Annual Biennials Perennials Definition, Bayscape

Annual, Perennial, Biennial: Do I Even Care?

If you can’t keep your Symplocarpus foetidus straight from your sphagnum, you’re in good company.

The gardening lexicon ranges from obscure Latin names to the I-should-probably-know-that-but-I-don’t, and whether you’re looking to start a backyard veggie garden or convert a green lawn to a drought-tolerant landscape, you’re likely to come across some vocabulary that needs defining.

Some of the most common gardening terms are those related to plant type: annual, biennial, and perennial. And while the words themselves are ubiquitous, they’re not always commonly understood – as in, “Hmm, is ’bi’ twice a year or every other year?’
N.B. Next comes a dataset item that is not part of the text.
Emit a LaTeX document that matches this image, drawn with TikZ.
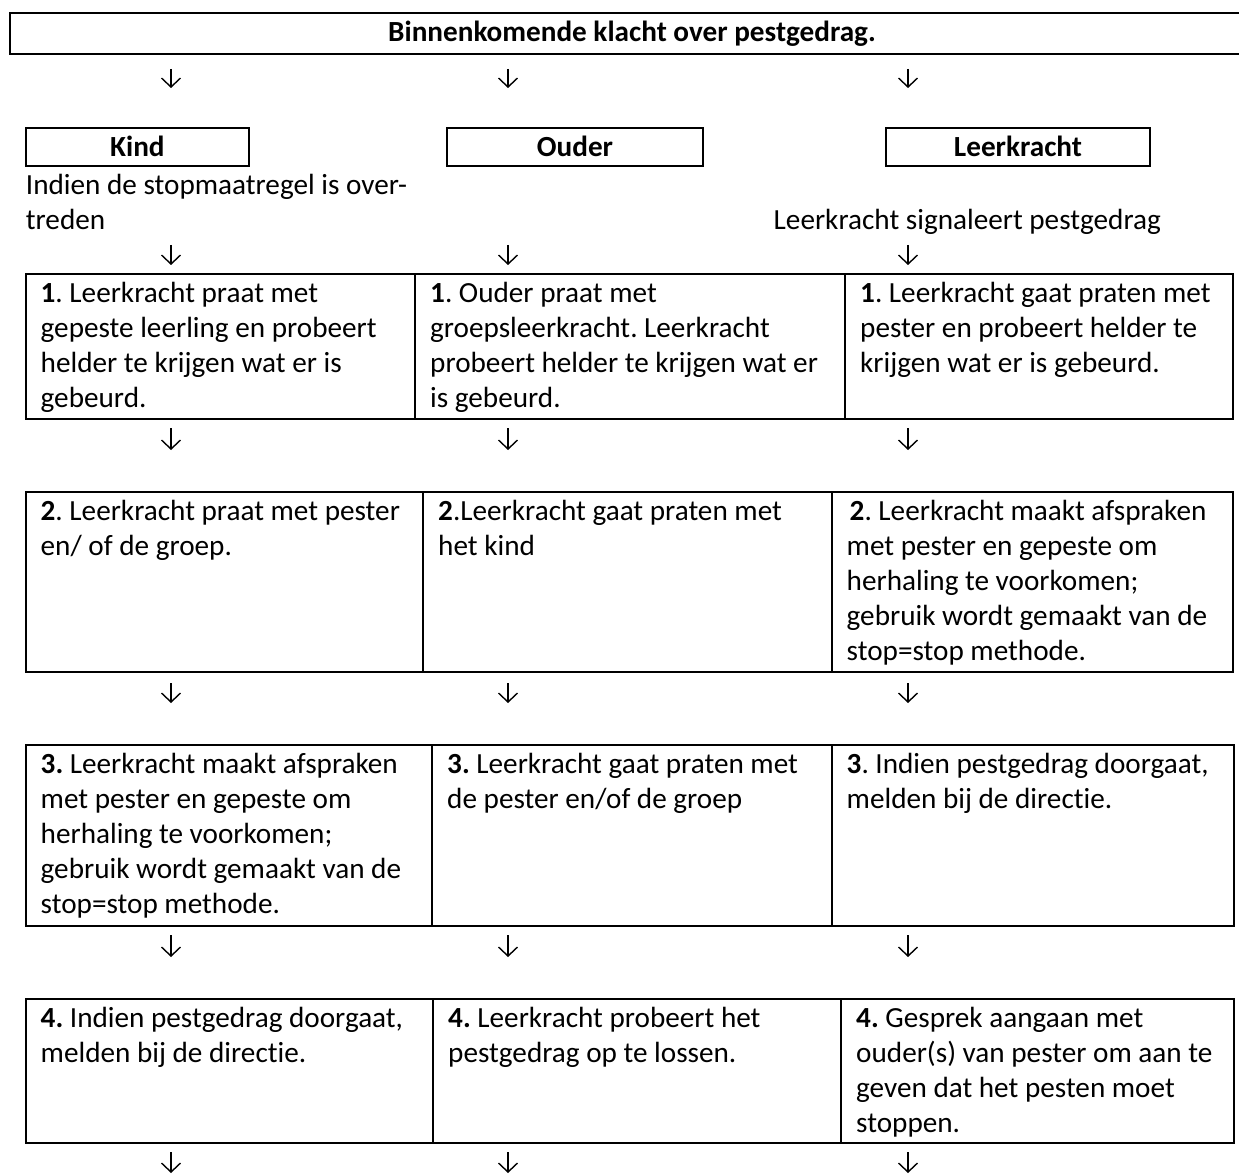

Here, a quick review of these oft-seen gardening terms:

 

Annual: One and done! Everything about this plant happens in a single season, from its initial growth and taking root below to its producing and flowering on top. Lots of vegetables, like corn, peas, and lettuce qualify, as well as flowers like marigolds, geraniums, and zinnia.

 

Biennial: It takes two – seasons, that is. The lifecycle of a biennial plant will begin to flourish in its first planting season, and complete in its second. After the growth and flowering in season two, the plants will die. Common examples? Parsley, carrots, cabbage, and Black-eyed Susans. (Check out this quick and helpful video from MIGardener to see how onions are a great example of a biannual – and for a good review of all three terms!)

 

Perennial: Keep on keepin’ on. These plants – like Peruvian lilies, roses, oregano, blueberries, bananas, and avocados – bloom, appear to die in winter, and make an appearance again the next season (and the one after that!). One thing to note with perennials: they can be sensitive to climate zones. So, a perennial plant that fares well on the West Coast may, in fact, need to be replanted seasonally by a gardener in Wisconsin.